Wednesday, January 10, 2007

Death and Taxes...Well, Ethical Theory and Taxes Anyway

A couple of ethics questions, one applied and one theoretical:

Max Alaniz asks,

“Can taxes be fair?”
The idea behind taxation is that there are certain functions that we asks the government to take care of and we have to pony up the money to make it possible. Is there a fair way of dividing up the burden. First, we need to differentiate between taxes that go for focused projects and those that go to the general fund. We need to pay for road maintenance and it seems fair that those who use the roads more pay more, so we fund it with gasoline taxes. That seems to be a fair tax.

But the question seems more to be about income taxes. Here we have two points that need to be made. First, the folks who argue for fairness in taxation are often the flat tax advocates. The idea is that if we all paid the same percentage of our incomes, then we would have fairness. Progressive taxation, where not only amount paid, but percentage paid is inherently unfair they argue because the wealthy pay more than their share.

The problem with the flat tax argument is that it confuses “wealth” with “value.” Money can be used to do two things, it can be used to purchase goods or services and it can be used to make more money. If you have greater wealth, more money, each dollar has a greater value. Consider two brothers, one a poor philosopher and the other a wealthy new economy entrepreneur. Both brush their teeth with equal frequency, for the same amount of time, applying the same amount of tooth paste. One is barely scraping by and can only spare a little money for toothpaste each week and so must buy the small tube. The other has plenty expendable income and so can buy the larger tube, the economy sized. Over the course of the year, the poorer brother has had to spend more on tooth paste because he had less money. If you have more money, each dollar is more valuable in that it can purchase more goods. Similarly, suppose you were given the following offer, “Either you can invest one million dollars for a year and keep all the money you make with it or you can have ten million dollars to invest and keep one tenth of what you make.” You should choose the ten million because having more money opens up more lucrative opportunities. If you have more money, each dollar is worth more because it can be used to make more money.

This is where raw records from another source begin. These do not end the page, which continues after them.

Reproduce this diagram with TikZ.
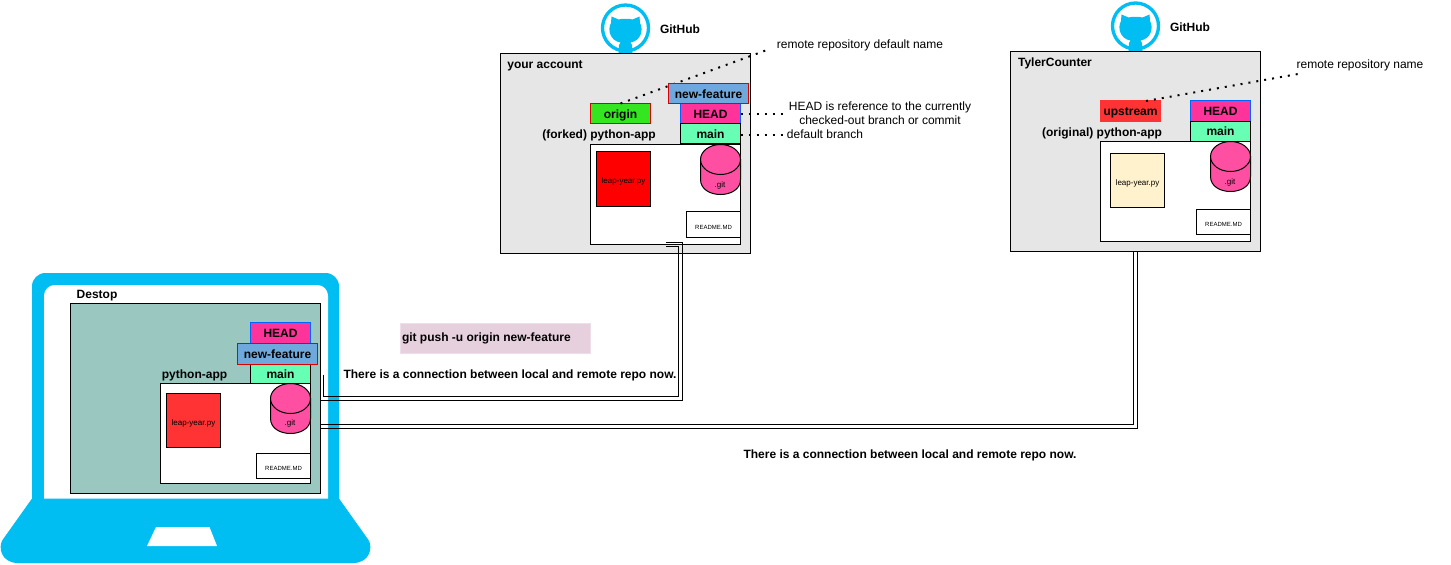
\documentclass[tikz,border=0pt]{standalone}
\usepackage{fontspec}
\setmainfont{Liberation Sans}
\definecolor{ghblue}{HTML}{00BEF2}
\definecolor{headpink}{HTML}{FF3399}
\definecolor{featblue}{HTML}{6FA8DC}
\definecolor{mainmint}{HTML}{66FFB3}
\definecolor{gitpink}{HTML}{FF4FA3}
\definecolor{deskteal}{HTML}{9AC7BF}
\definecolor{acctgray}{HTML}{E6E6E6}
\definecolor{origgreen}{HTML}{33E61F}
\definecolor{uppred}{HTML}{FF3333}
\definecolor{filecream}{HTML}{FFF2CC}
\definecolor{pushmauve}{HTML}{E6D0DE}

\tikzset{
	every node/.style={inner sep=0pt,outer sep=0pt},
	wire/.style={line width=.75pt},
	lineup/.style={text height=8.2pt,text depth=1.4pt},
	boldtxt/.style={font=\fontsize{9}{10.5}\selectfont\bfseries,lineup},
	plaintxt/.style={font=\fontsize{9}{10.5}\selectfont,lineup},
	tinytxt/.style={font=\fontsize{6}{7}\selectfont,lineup},
	readmetxt/.style={font=\fontsize{4.5}{5}\selectfont,lineup},
	acctbox/.style={draw,wire,fill=acctgray,minimum width=187.5pt,minimum height=150pt},
	repobox/.style={draw,wire,fill=white,minimum width=112.5pt,minimum height=75pt},
	filebox/.style={draw,wire,minimum width=40.5pt,minimum height=41pt,tinytxt},
	readmebox/.style={draw,wire,fill=white,minimum width=40.5pt,minimum height=19pt,readmetxt},
	headtag/.style={draw=blue!60!cyan,wire,fill=headpink,minimum width=45pt,minimum height=15.5pt,boldtxt},
	maintag/.style={draw,wire,fill=mainmint,minimum width=45pt,minimum height=15pt,boldtxt},
	feattag/.style={draw=red!85!black,wire,fill=featblue,minimum width=60pt,minimum height=15.5pt,boldtxt},
	linkline/.style={wire},
	dotline/.style={line width=1.5pt,dash pattern=on 1.5pt off 4.5pt},
	gitdrum/.pic={
		\draw[wire,fill=gitpink] (-20,-10) -- (-20,10) .. controls (-20,30) and (20,30) .. (20,10) -- (20,-10) -- cycle;
		\draw[wire,fill=gitpink] (0,-10) ellipse [x radius=20,y radius=15];
	},
	ghcat/.pic={
		\draw[ghblue,line width=2.5pt] (0,0) circle (23);
		\fill[ghblue] (-14,-11.5) -- (-7,-8.5) .. controls (-3,-9.5) and (3,-9.5) .. (7,-8.5) -- (14,-11.5) -- (14.5,-5) .. controls (18.5,2) and (15,13) .. (5,14.5) -- (6.5,17) -- (7,25) -- (-7,25) -- (-6.5,17) -- (-5,14.5) .. controls (-15,13) and (-18.5,2) .. (-14.5,-5) -- cycle;
	}
}

\begin{document}
\begin{tikzpicture}[x=.75pt,y=-.75pt]
	\useasboundingbox (0,0) rectangle (1451,564);
	% laptop
	\fill[ghblue,rounded corners=10pt] (32,515) -- (32,273) -- (339,273) -- (339,515) -- cycle;
	\fill[white,rounded corners=8pt] (44,515) -- (44,285) -- (328,285) -- (328,515) -- cycle;
	\fill[ghblue] (32,498.5) -- (2.5,540) .. controls (-2,547) and (1,563) .. (18,563) -- (353,563) .. controls (370,563) and (373,547) .. (368.5,540) -- (339,498.5) -- cycle;
	\fill[white] (147,546) -- (217,546) -- (209.5,527) -- (156,527) -- cycle;
	% local repo
	\node[boldtxt] (desklabel) at (97,294) {Destop};
	\node[draw,wire,fill=deskteal,minimum width=187.5pt,minimum height=142.5pt] (desktop) at (195.5,398.5) {};
	\node[headtag] (lochead) at (280.5,333) {HEAD};
	\node[maintag,minimum height=15pt] (locmain) at (280.5,374) {main};
	\node[feattag] (locfeat) at (277.5,354) {new-feature};
	\node[boldtxt] (locname) at (194.5,374) {python-app};
	\node[repobox] (locrepo) at (235.5,433.5) {};
	\node[filebox,fill=uppred] (locfile) at (193.5,420.5) {leap-year.py};
	\pic at (290.5,408.5) {gitdrum};
	\node[tinytxt] (locgittxt) at (290,421) {.git};
	\node[readmebox] (locread) at (283.5,466) {README.MD};
	% forked repo
	\pic at (625.5,28) {ghcat};
	\node[boldtxt] (forkgh) at (680,29) {GitHub};
	\node[acctbox] (account) at (625.5,153.5) {};
	\node[boldtxt] (accountname) at (545,64) {your account};
	\node[draw=red!85!black,wire,fill=origgreen,minimum width=45pt,minimum height=15pt,boldtxt] (origin) at (620.5,113.5) {origin};
	\node[headtag] (forkhead) at (710.5,113.5) {HEAD};
	\node[maintag] (forkmain) at (710.5,133.5) {main};
	\coordinate (defnameend) at (767,50);
	\draw[dotline] (origin.north) -- (defnameend);
	\node[feattag] (forkfeat) at (708.5,93.5) {new-feature};
	\node[boldtxt] (forkname) at (599,134) {(forked) python-app};
	\node[repobox] (forkrepo) at (665.5,194.5) {};
	\node[filebox,fill=red] (forkfile) at (623.5,179) {leap-year.py};
	\pic at (720.5,169.5) {gitdrum};
	\node[tinytxt] (forkgittxt) at (720,183) {.git};
	\node[readmebox] (forkread) at (713.5,224.5) {README.MD};
	% original repo
	\pic at (1135.5,26) {ghcat};
	\node[boldtxt] (origgh) at (1190,27) {GitHub};
	\node[acctbox] (tyler) at (1135.5,151) {};
	\node[boldtxt] (tylername) at (1055,61.5) {TylerCounter};
	\node[fill=uppred,minimum width=45.75pt,minimum height=16pt,boldtxt] (upstream) at (1130.5,111) {upstream};
	\node[headtag] (orighead) at (1220.5,111) {HEAD};
	\node[maintag] (origmain) at (1220.5,131) {main};
	\node[boldtxt] (origname) at (1102,131.5) {(original) python-app};
	\node[repobox] (origrepo) at (1175.5,191.5) {};
	\node[filebox,fill=filecream] (origfile) at (1137.5,180.5) {leap-year.py};
	\pic at (1230.5,166.5) {gitdrum};
	\node[tinytxt] (origgittxt) at (1230,180) {.git};
	\node[readmebox] (origread) at (1223.5,222) {README.MD};
	% notes
	\node[plaintxt] (defname) at (860,44) {remote repository default name};
	\node[font=\fontsize{9}{10.5}\selectfont,align=center] (headnote) at (880,113) {HEAD is reference to the currently\\checked-out branch or commit};
	\node[plaintxt] (defbranch) at (825,134) {default branch};
	\node[plaintxt] (remname) at (1360,64) {remote repository name};
	\node[draw=pushmauve!70!white,wire,fill=pushmauve,minimum width=142.5pt,minimum height=22.5pt] (pushbox) at (495.5,338.5) {};
	\node[boldtxt,anchor=west] (pushcmd) at (402,336.5) {git push -u origin new-feature};
	\node[boldtxt] (linknote) at (510,373.5) {There is a connection between local and remote repo now.};
	\node[boldtxt] (linknoteb) at (910,454) {There is a connection between local and remote repo now.};
	% ends of the dotted lines and links
	\coordinate (headend) at (784,113.5);
	\coordinate (mainend) at (784,135);
	\coordinate (mainstart) at (740.5,135);
	\coordinate (upstart) at (1146,101);
	\coordinate (remnameend) at (1298,74);
	\coordinate (pushinS) at (323.5,374.5);
	\coordinate (pushinM) at (678.5,396.5);
	\coordinate (pushinE) at (665.5,246);
	\coordinate (pushoutS) at (320.5,400.5);
	\coordinate (pushoutM) at (682.5,400.5);
	\coordinate (pushoutE) at (665.5,242.5);
	\coordinate (upinS) at (320.5,424.5);
	\coordinate (upinE) at (1133.5,251);
	\coordinate (upoutS) at (320.5,428.5);
	\coordinate (upoutE) at (1137.5,251);
	\draw[dotline] (forkhead.east) -- (headend);
	\draw[dotline] (mainstart) -- (mainend);
	\draw[dotline] (upstart) -- (remnameend);
	\draw[linkline] (pushinS) |- (pushinM) |- (pushinE);
	\draw[linkline] (pushoutS) -- (pushoutM) |- (pushoutE);
	\draw[linkline] (upinS) -| (upinE);
	\draw[linkline] (upoutS) -| (upoutE);
\end{tikzpicture}
\end{document}
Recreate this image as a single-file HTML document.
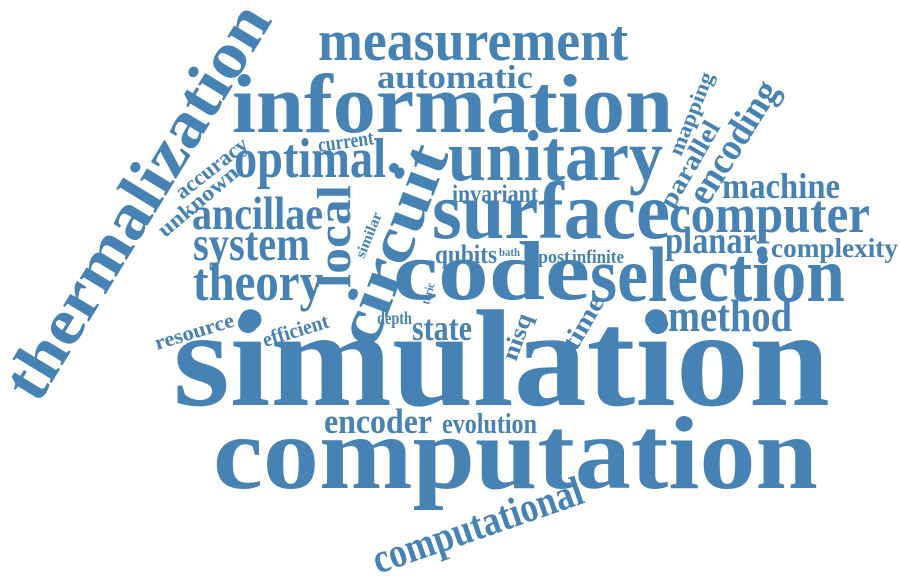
<!DOCTYPE html>
<html><head><meta charset="utf-8"><style>
html,body{margin:0;padding:0;background:#fff;}
svg{display:block;}
text{font-family:"Liberation Serif",serif;font-weight:bold;fill:#4682b4;}
</style></head><body>
<svg width="900" height="576" viewBox="0 0 900 576" xmlns="http://www.w3.org/2000/svg">
<text x="318" y="60" font-size="58" textLength="310" lengthAdjust="spacingAndGlyphs">measurement</text>
<text x="377" y="88" font-size="33" textLength="156" lengthAdjust="spacingAndGlyphs">automatic</text>
<text x="232" y="132" font-size="84" textLength="441" lengthAdjust="spacingAndGlyphs">information</text>
<text x="448" y="180" font-size="72" textLength="215" lengthAdjust="spacingAndGlyphs">unitary</text>
<text x="234" y="177" font-size="56" textLength="152" lengthAdjust="spacingAndGlyphs">optimal</text>
<circle cx="394" cy="168" r="5" fill="#4682b4"/>
<text transform="translate(319,152) rotate(-8)" font-size="21" textLength="56" lengthAdjust="spacingAndGlyphs">current</text>
<text transform="translate(182,200) rotate(-38)" font-size="22" textLength="86" lengthAdjust="spacingAndGlyphs">accuracy</text>
<text transform="translate(165,238) rotate(-40)" font-size="22" textLength="98" lengthAdjust="spacingAndGlyphs">unknown</text>
<text x="452" y="202" font-size="25" textLength="86" lengthAdjust="spacingAndGlyphs">invariant</text>
<text x="432" y="238" font-size="82" textLength="238" lengthAdjust="spacingAndGlyphs">surface</text>
<text x="669" y="232" font-size="54" textLength="201" lengthAdjust="spacingAndGlyphs">computer</text>
<text x="722" y="198" font-size="36" textLength="118" lengthAdjust="spacingAndGlyphs">machine</text>
<text x="665" y="253" font-size="38" textLength="92" lengthAdjust="spacingAndGlyphs">planar</text>
<circle cx="763" cy="259" r="5" fill="#4682b4"/>
<text x="771" y="257" font-size="27" textLength="127" lengthAdjust="spacingAndGlyphs">complexity</text>
<text x="590" y="301" font-size="78" textLength="255" lengthAdjust="spacingAndGlyphs">selection</text>
<circle cx="658" cy="324" r="10" fill="#4682b4"/>
<text x="668" y="331" font-size="46" textLength="124" lengthAdjust="spacingAndGlyphs">method</text>
<text x="192" y="229" font-size="47" textLength="131" lengthAdjust="spacingAndGlyphs">ancillae</text>
<text x="193" y="260" font-size="49" textLength="117" lengthAdjust="spacingAndGlyphs">system</text>
<text x="193" y="300" font-size="54" textLength="130" lengthAdjust="spacingAndGlyphs">theory</text>
<circle cx="248" cy="323" r="10" fill="#4682b4"/>
<text x="435" y="263" font-size="26" textLength="62" lengthAdjust="spacingAndGlyphs">qubits</text>
<text x="499" y="256" font-size="12" textLength="21" lengthAdjust="spacingAndGlyphs">bath</text>
<text x="538" y="263" font-size="19" textLength="32" lengthAdjust="spacingAndGlyphs">post</text>
<text x="572" y="263" font-size="19" textLength="52" lengthAdjust="spacingAndGlyphs">infinite</text>
<text x="393" y="299" font-size="84" textLength="197" lengthAdjust="spacingAndGlyphs">code</text>
<text x="412" y="340" font-size="36" textLength="60" lengthAdjust="spacingAndGlyphs">state</text>
<text x="377" y="324" font-size="18" textLength="35" lengthAdjust="spacingAndGlyphs">depth</text>
<text transform="translate(265,347) rotate(-17)" font-size="21" textLength="68" lengthAdjust="spacingAndGlyphs">efficient</text>
<text transform="translate(157,350) rotate(-17)" font-size="21" textLength="82" lengthAdjust="spacingAndGlyphs">resource</text>
<text transform="translate(429,305) rotate(-75)" font-size="12" textLength="22" lengthAdjust="spacingAndGlyphs">toric</text>
<text transform="translate(364,259) rotate(-68)" font-size="15" textLength="48" lengthAdjust="spacingAndGlyphs">similar</text>
<text transform="translate(350,288) rotate(-90)" font-size="48" textLength="103" lengthAdjust="spacingAndGlyphs">local</text>
<text transform="translate(374,350) rotate(-69)" font-size="64" textLength="210" lengthAdjust="spacingAndGlyphs">circuit</text>
<text transform="translate(516,362) rotate(-70)" font-size="24" textLength="48" lengthAdjust="spacingAndGlyphs">nisq</text>
<text transform="translate(576,352) rotate(-60)" font-size="26" textLength="58" lengthAdjust="spacingAndGlyphs">time</text>
<text transform="translate(681,157) rotate(-68)" font-size="21" textLength="88" lengthAdjust="spacingAndGlyphs">mapping</text>
<text transform="translate(673,210) rotate(-60)" font-size="26" textLength="96" lengthAdjust="spacingAndGlyphs">parallel</text>
<text transform="translate(707,207) rotate(-58)" font-size="38" textLength="138" lengthAdjust="spacingAndGlyphs">encoding</text>
<text transform="translate(38,405) rotate(-58.6)" font-size="66" textLength="451" lengthAdjust="spacingAndGlyphs">thermalization</text>
<text x="173" y="405" font-size="138" textLength="657" lengthAdjust="spacingAndGlyphs">simulation</text>
<text x="324" y="433" font-size="35" textLength="108" lengthAdjust="spacingAndGlyphs">encoder</text>
<text x="442" y="433" font-size="28" textLength="95" lengthAdjust="spacingAndGlyphs">evolution</text>
<text x="213" y="488" font-size="104" textLength="605" lengthAdjust="spacingAndGlyphs">computation</text>
<text transform="translate(378,574) rotate(-19)" font-size="42" textLength="220" lengthAdjust="spacingAndGlyphs">computational</text>
</svg>
</body></html>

As such, we need a progressive tax scheme if we are going to have any chance of fairness in sharing the burden. The question is can we ever accurately determine the relation between wealth and value accurate enough to have fair tax tables and while it seems like the two are not terribly out of whack as we have them now, I’m not sure what the mechanisms economists have developed to judge, but maybe some of the econ folks out there could comment.

The second part of the discussion is whether fairness is the only operative virtue here. Taxation is designed not only to fund the government, but also to direct resources in directions that are socially beneficial. If there are places we want people to spend money because we think them advantageous to the society, then we give tax breaks for it. We can employ lots of people if we have new housing being built, so we give credits for the interest paid on mortgages. This provides an incentive for people to spend their money in ways that advance the general welfare. As such, we will allow people to pay less than their fair share in income tax if they are using their income in ways that advance the general welfare.

Jeff Maynes asks,
“In ethics, if one wishes to rely on multiple ethical theories in decision making, does that commit one to a choice between (a) an alternative, supra-theory that uses all of the traditional theories and (b) anti-theoretical view of ethics? Or is this a false choice?”
The point of an ethical theory is to provide a definition for the basic notions of “morally right” and “morally wrong.” Utilitarianism, for example, defines morally right in terms of creating the best overall consequences for everyone, while deontology defines moral rightness and wrongness in terms of absolute moral duties. There are several classical moral theories that all appeal to our intuitions in certain cases, but conflict in others. The problem is that these ethical theories posit different foundations for ethics and so don’t fit nicely together.

One possibility, the hope of nearly every student to whom I’ve ever taught moral theory, is that there is some sort of meta-system that will decide which system is operative in any given situation. Philosophers of the last couple decades, however, have had other ideas and tried to do away with theory. These are the options Jeff mentions. There is a third option, however, that has become popular in certain quarters – deliberative democratic discourse. The idea is that ethical theory can narrow down the number of morally acceptable possibilities, then it is the job of society at large to engage in critical, thoughtful discussion in order to resolve the conflict based on non-moral, contextual factors. It is not anti-theory because the results of ethical theories are still taken seriously, but it is not the sort of supra-theoretical approach because there is no deterministic meta-ethical algorithm that does the thinking for you.